-- Begin --

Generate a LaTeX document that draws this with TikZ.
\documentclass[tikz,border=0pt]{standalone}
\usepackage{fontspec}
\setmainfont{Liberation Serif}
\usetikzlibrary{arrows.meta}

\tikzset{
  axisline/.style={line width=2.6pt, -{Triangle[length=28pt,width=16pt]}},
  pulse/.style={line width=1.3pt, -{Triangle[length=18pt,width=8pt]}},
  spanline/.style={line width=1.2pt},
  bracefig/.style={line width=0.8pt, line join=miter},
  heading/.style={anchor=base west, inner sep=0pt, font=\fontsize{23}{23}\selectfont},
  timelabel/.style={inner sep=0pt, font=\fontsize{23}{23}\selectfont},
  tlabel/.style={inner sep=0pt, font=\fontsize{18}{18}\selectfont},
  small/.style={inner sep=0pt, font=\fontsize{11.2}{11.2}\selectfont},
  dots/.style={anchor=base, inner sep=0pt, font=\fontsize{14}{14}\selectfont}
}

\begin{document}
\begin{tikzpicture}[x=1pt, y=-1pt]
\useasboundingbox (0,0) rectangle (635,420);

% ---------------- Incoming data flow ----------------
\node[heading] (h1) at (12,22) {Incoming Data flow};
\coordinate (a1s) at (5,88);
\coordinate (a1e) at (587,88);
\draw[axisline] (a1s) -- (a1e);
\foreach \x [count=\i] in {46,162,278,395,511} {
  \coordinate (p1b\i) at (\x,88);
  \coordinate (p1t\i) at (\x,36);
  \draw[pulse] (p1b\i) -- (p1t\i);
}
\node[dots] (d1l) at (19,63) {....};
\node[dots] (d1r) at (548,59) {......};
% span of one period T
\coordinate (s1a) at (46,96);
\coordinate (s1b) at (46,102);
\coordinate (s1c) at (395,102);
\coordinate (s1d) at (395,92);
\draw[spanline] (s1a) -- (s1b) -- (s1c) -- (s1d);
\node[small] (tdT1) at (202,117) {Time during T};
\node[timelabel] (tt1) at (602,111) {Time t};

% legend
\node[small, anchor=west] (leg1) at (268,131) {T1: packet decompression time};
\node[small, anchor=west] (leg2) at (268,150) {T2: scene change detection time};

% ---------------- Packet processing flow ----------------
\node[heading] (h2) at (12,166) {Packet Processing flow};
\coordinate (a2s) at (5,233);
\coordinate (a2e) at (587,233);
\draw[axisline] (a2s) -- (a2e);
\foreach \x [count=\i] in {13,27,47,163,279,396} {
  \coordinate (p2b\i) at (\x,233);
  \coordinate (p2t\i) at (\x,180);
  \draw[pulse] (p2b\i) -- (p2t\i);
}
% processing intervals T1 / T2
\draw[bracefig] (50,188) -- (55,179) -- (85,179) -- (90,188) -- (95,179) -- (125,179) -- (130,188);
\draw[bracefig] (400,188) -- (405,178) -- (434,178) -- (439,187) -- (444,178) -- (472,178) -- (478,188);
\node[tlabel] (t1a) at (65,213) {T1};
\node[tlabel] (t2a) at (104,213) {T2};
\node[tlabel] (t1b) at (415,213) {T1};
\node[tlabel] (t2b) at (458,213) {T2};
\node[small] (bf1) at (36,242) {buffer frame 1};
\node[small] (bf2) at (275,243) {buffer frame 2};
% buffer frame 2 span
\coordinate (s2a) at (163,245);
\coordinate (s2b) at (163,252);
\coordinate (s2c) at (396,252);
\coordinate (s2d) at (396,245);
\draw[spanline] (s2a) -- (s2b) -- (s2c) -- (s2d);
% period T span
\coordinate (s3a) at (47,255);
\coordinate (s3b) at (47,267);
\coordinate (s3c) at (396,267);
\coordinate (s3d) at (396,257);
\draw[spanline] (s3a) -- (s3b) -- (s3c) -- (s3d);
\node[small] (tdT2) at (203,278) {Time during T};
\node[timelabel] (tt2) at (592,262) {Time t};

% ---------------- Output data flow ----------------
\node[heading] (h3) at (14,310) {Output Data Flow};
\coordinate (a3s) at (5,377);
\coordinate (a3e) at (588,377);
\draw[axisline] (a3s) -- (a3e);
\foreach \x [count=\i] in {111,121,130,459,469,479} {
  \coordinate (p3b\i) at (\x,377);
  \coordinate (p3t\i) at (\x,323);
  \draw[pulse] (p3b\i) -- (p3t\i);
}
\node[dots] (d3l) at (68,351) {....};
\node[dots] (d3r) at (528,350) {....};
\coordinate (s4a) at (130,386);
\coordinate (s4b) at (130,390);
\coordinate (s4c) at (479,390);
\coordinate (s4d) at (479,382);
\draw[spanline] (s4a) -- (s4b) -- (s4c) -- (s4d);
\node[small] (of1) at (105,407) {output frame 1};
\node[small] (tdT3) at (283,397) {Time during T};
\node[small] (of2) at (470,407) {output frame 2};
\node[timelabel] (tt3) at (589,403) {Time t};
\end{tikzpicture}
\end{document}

-- End --

__What is needed__: Using the data above, restate word for word the lines from its opening line through the line that contains "anchor=west] (leg2) at", and no more.

__Response__:
Generate a LaTeX document that draws this with TikZ.
\documentclass[tikz,border=0pt]{standalone}
\usepackage{fontspec}
\setmainfont{Liberation Serif}
\usetikzlibrary{arrows.meta}

\tikzset{
  axisline/.style={line width=2.6pt, -{Triangle[length=28pt,width=16pt]}},
  pulse/.style={line width=1.3pt, -{Triangle[length=18pt,width=8pt]}},
  spanline/.style={line width=1.2pt},
  bracefig/.style={line width=0.8pt, line join=miter},
  heading/.style={anchor=base west, inner sep=0pt, font=\fontsize{23}{23}\selectfont},
  timelabel/.style={inner sep=0pt, font=\fontsize{23}{23}\selectfont},
  tlabel/.style={inner sep=0pt, font=\fontsize{18}{18}\selectfont},
  small/.style={inner sep=0pt, font=\fontsize{11.2}{11.2}\selectfont},
  dots/.style={anchor=base, inner sep=0pt, font=\fontsize{14}{14}\selectfont}
}

\begin{document}
\begin{tikzpicture}[x=1pt, y=-1pt]
\useasboundingbox (0,0) rectangle (635,420);

% ---------------- Incoming data flow ----------------
\node[heading] (h1) at (12,22) {Incoming Data flow};
\coordinate (a1s) at (5,88);
\coordinate (a1e) at (587,88);
\draw[axisline] (a1s) -- (a1e);
\foreach \x [count=\i] in {46,162,278,395,511} {
  \coordinate (p1b\i) at (\x,88);
  \coordinate (p1t\i) at (\x,36);
  \draw[pulse] (p1b\i) -- (p1t\i);
}
\node[dots] (d1l) at (19,63) {....};
\node[dots] (d1r) at (548,59) {......};
% span of one period T
\coordinate (s1a) at (46,96);
\coordinate (s1b) at (46,102);
\coordinate (s1c) at (395,102);
\coordinate (s1d) at (395,92);
\draw[spanline] (s1a) -- (s1b) -- (s1c) -- (s1d);
\node[small] (tdT1) at (202,117) {Time during T};
\node[timelabel] (tt1) at (602,111) {Time t};

% legend
\node[small, anchor=west] (leg1) at (268,131) {T1: packet decompression time};
\node[small, anchor=west] (leg2) at (268,150) {T2: scene change detection time};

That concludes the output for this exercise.